Universal child benefits can reduce child poverty overnight, but only a handful of low- and middle-income countries have schemes covering all or most households with children. The finding comes as social protection experts meet in Geneva to discuss how to move to universal coverage.
The finding is contained in an ILO and UNICEF review of global social protection for children launched today at a conference in Geneva convened to bolster momentum behind the introduction of child benefits to reduce widespread poverty. They urge action given 385 million children are consigned to living in extreme poverty.
Libya, Mongolia, Suriname and Panama– albeit with unclear coverage in the former and stringent conditions for the latter – are the low- and middle-income nations lauded for universal schemes. Others such as Argentina and Kyrgyzstan, and regions such as Bihar, India and Papua province, Indonesia are praised for moving towards universal coverage.
Development Pathways’ team of technical experts and other global experts will in Geneva discuss a route map for other nations to follow the trailblazers by setting out to achieve universal child benefits to tackle poverty. Our team does so fresh from supporting UNICEF in Uzbekistan to draw up recommendations for a close-to universal child benefit which are now under consideration by the Government.
Our Senior Social Policy Specialist Shea McClanahan will outline a mechanism for achieving universal coverage that reduces costs over time by incentivising participation in national social insurance systems. She will argue that a multi-tiered child benefit – as with multi-tiered pensions – would both achieve universal coverage and act as a powerful, immediate incentive for families to make contributions.
Stephen Kidd, meanwhile, will at a high-level roundtable to be live-streamed tomorrow (Thursday), set out evidence from a global review our team carried out with support from the Church of Sweden, on the effectiveness of poverty-targeting. This new evidence on the failures of poverty-targeting to improve coverage to address child poverty comes after the ILO and UNICEF said nearly half of all children on Earth live in poverty, requiring inclusive coverage, not narrow-targeting.
Our Senior Social Policy Specialist Bjorn Gelders will provide evidence from micro-simulations of the impact of child benefits in Indonesia that highlight the large reductions in poverty that would result. And Senior Social Policy Specialist Alexandra Barrantes will moderate a session on experiences in Latin America and the Caribbean, drawing out the experiences in Argentina, Brazil and across the region.

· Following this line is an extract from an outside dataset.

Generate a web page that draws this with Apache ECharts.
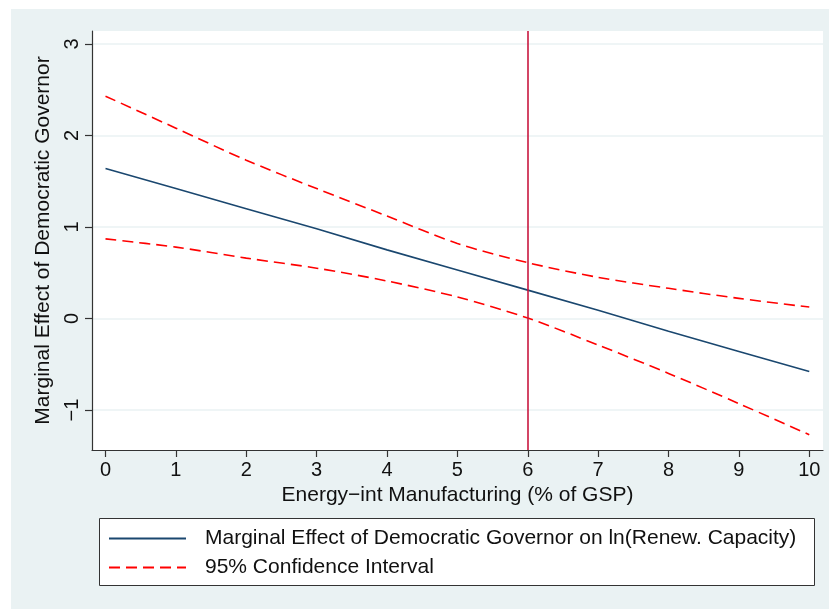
<!DOCTYPE html>
<html>
<head>
<meta charset="utf-8">
<script src="https://cdn.jsdelivr.net/npm/echarts@6/dist/echarts.min.js"></script>
<style>
html,body{margin:0;padding:0;background:#fff;}
#c{width:829px;height:609px;}
</style>
</head>
<body>
<div id="c"></div>
<script>
const xValues = [0,1,2,3,4,5,6,7,8,9,10];
const marginalEffect = [1.64,1.42,1.20,0.98,0.75,0.53,0.31,0.09,-0.14,-0.36,-0.58];
const upperCI = [2.43,2.08,1.73,1.42,1.12,0.82,0.61,0.45,0.33,0.22,0.125];
const lowerCI = [0.87,0.78,0.66,0.55,0.41,0.235,0.005,-0.29,-0.60,-0.93,-1.27];
const xTicks = [0,1,2,3,4,5,6,7,8,9,10];
const yTicks = [-1,0,1,2,3];
const refLineX = 6;

const pairs = (ys) => xValues.map((x,i)=>[x, ys[i]]);
const font = 'Liberation Sans, Arial, Helvetica, sans-serif';

const chart = echarts.init(document.getElementById('c'), null, {renderer:'canvas'});
chart.setOption({
  animation:false,
  backgroundColor:'#ffffff',
  graphic:[
    {type:'rect', z:-10, shape:{x:11,y:9,width:818,height:600}, style:{fill:'#EAF2F3'}},
    {type:'rect', z:-9, shape:{x:92,y:31,width:731,height:419}, style:{fill:'#ffffff'}},
    {type:'rect', z:1, shape:{x:99.5,y:518.5,width:715,height:67}, style:{fill:'#ffffff', stroke:'#333', lineWidth:1}}
  ],
  grid:{left:92, top:31, width:731, height:419, containLabel:false},
  xAxis:{
    type:'value', min:-0.192, max:10.195,
    name:'Energy\u2212int Manufacturing (% of GSP)',
    nameLocation:'middle', nameGap:35,
    nameTextStyle:{fontFamily:font, fontSize:21, color:'#111'},
    axisLine:{show:true, onZero:false, lineStyle:{color:'#333', width:1.2}},
    axisTick:{show:true, length:7, customValues:xTicks, lineStyle:{color:'#333', width:1.2}},
    axisLabel:{customValues:xTicks, fontFamily:font, fontSize:20, color:'#111', margin:10},
    splitLine:{show:false}
  },
  yAxis:{
    type:'value', min:-1.437, max:3.142,
    name:'Marginal Effect of Democratic Governor',
    nameLocation:'middle', nameGap:33,
    nameTextStyle:{fontFamily:font, fontSize:21, color:'#111'},
    axisLine:{show:true, onZero:false, lineStyle:{color:'#333', width:1.2}},
    axisTick:{show:true, length:7, customValues:yTicks, lineStyle:{color:'#333', width:1.2}},
    axisLabel:{customValues:yTicks, rotate:90, fontFamily:font, fontSize:20, color:'#111', margin:10,
      formatter:(v)=>String(v).replace('-', '\u2212')},
    splitLine:{show:true, lineStyle:{color:'#EAF2F3', width:1.5}}
  },
  legend:{
    orient:'vertical', left:108, top:528, padding:0,
    itemWidth:77, itemHeight:20, itemGap:8,
    itemStyle:{opacity:0},
    textStyle:{fontFamily:font, fontSize:21, lineHeight:20, color:'#111', padding:[0,0,0,14]},
    data:[
      {name:'Marginal Effect of Democratic Governor on ln(Renew. Capacity)'},
      {name:'95% Confidence Interval'}
    ],
    z:10
  },
  series:[
    {
      name:'Marginal Effect of Democratic Governor on ln(Renew. Capacity)',
      type:'line', data:pairs(marginalEffect), symbol:'none',
      lineStyle:{color:'#1A476F', width:1.6}, itemStyle:{color:'#1A476F'},
      z:3,
      markLine:{
        silent:true, symbol:['none','none'], label:{show:false},
        lineStyle:{color:'#C8173F', width:1.6, type:'solid'},
        data:[{xAxis:refLineX}]
      }
    },
    {
      name:'95% Confidence Interval',
      type:'line', data:pairs(upperCI), symbol:'none', smooth:0.3,
      lineStyle:{color:'#FF0000', width:1.6, type:[11,6]}, itemStyle:{color:'#FF0000'}
    },
    {
      name:'95% Confidence Interval',
      type:'line', data:pairs(lowerCI), symbol:'none', smooth:0.3,
      lineStyle:{color:'#FF0000', width:1.6, type:[11,6]}, itemStyle:{color:'#FF0000'}
    }
  ]
});
</script>
</body>
</html>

The conference comes as a number of governments or UN agencies in low- and middle-income countries are actively considering universal child benefits, including Angola, Bangladesh, Kenya, Malaysia, Mozambique and Tunisia, the ILO and UNICEF said. A blow-by-blow account of the challenges Mongolia and Kyrgz Republic grappled with to achieve universal benefits coverage for children – which Development Pathways reported last year – is also provided in the new report.